Scott scouts location for pic's 2004 prod'n start
After 12 years of trying, director Tony Scott is close to getting his wish to turn the Clifford Irving novel “Tom Mix and Pancho Villa” into an epic-sized film.
The director is in Mexico scouting locations for the story of an idealistic actor who leaves the comforts of Texas to join up with a revolutionary who would not embrace modern technology, even when the government was conscripting German fighter planes to bomb him and tanks to blast his armies.
Intermedia is mobilizing the film for a fall 2004 production start, pending cast, financing and the imminent delivery of a script rewrite by Steve Zaillian, who is reworking his own draft.
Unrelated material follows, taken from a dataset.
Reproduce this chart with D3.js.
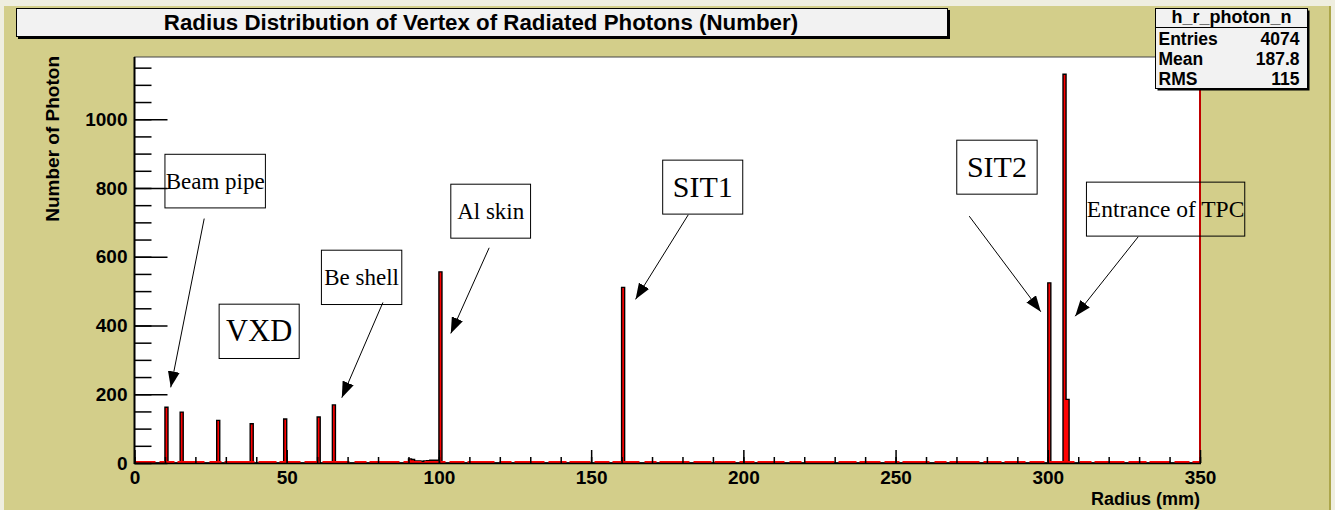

The timing of Scott’s visit to Mexico couldn’t be more fortuitous for the local film community, which is rallying against President Vicente Fox’s proposal to sell or liquidate the film school Center for Cinematic Preparation, the Estudios Churubusco Azteca film studio and film funding organization Imcine.
Scott, who shot every frame of “Man on Fire” and “Revenge” in Mexico, is going public with his hope that the government will stay the course on an industry he feels can provide an economic boost.
“We hope to get them to re-evaluate the value of film as a successful business,” Scott said. “I shot ‘Man on Fire’ here and the settings were beautiful, dark and dangerous, almost like a third character in the movie. What many people don’t realize is the benefits go far beyond money spent and employment, but rather the residual benefits to tourism. When my brother Ridley shot ‘Gladiator’ in Morocco, the benefit to tourism was absolutely huge.”
For Intermedia, the pic will be another big-ticket undertaking: “Tom Mix and Pancho Villa” has the sweep and a budget well past the $100 million mark, like the company’s “Terminator 3: Rise of the Machines” and the untitled Alexander the Great project that Oliver Stone is directing .
“This is ‘Lawrence of Arabia’ meets ‘The Wild Bunch,’ a huge film with trains, cavalry, thousands of soldiers in uniform and on horseback,” Scott said. “This is a love story between two men from different planets, who educated each other. Pancho Villa knew the laws of life, and Tom Mix knew how to live in a modernized Western world.”
Long in the works
Pic has had a long gestation period. The first major draft was done by Stone, and the project moved from Hemdale to Nelson, finally ending up with Intermedia chairman Moritz Borman, who corralled and owns all the underlying rights. Scott has been involved long enough that he once planned for it to be his followup to 1993’s “True Romance.”
The director is on a five-year quest to make his three dream projects. First up was “Man on Fire,” a project he developed for 20 years before making it with his “Crimson Tide” star Denzel Washington. Scott hopes to follow with “Tom Mix and Pancho Villa,” then turn his attention to the William Nicholson-scripted Universal drama “American Caesar.” CAA reps Scott.
Intermedia’s Borman said he’s confident his company can weather another big-ticket undertaking, provided Zaillian’s script lands big stars.
“We’re in the same position we were on ‘Alexander’ 18 months ago, in that we don’t have a finished script, financing or cast, but we are confident from the last draft that we will make the movie,” said Borman, who will produce with Barry Spikings. Scott Free, the shingle run by Lisa Ellzey for Tony and Ridley Scott, will be involved in a producing capacity as well.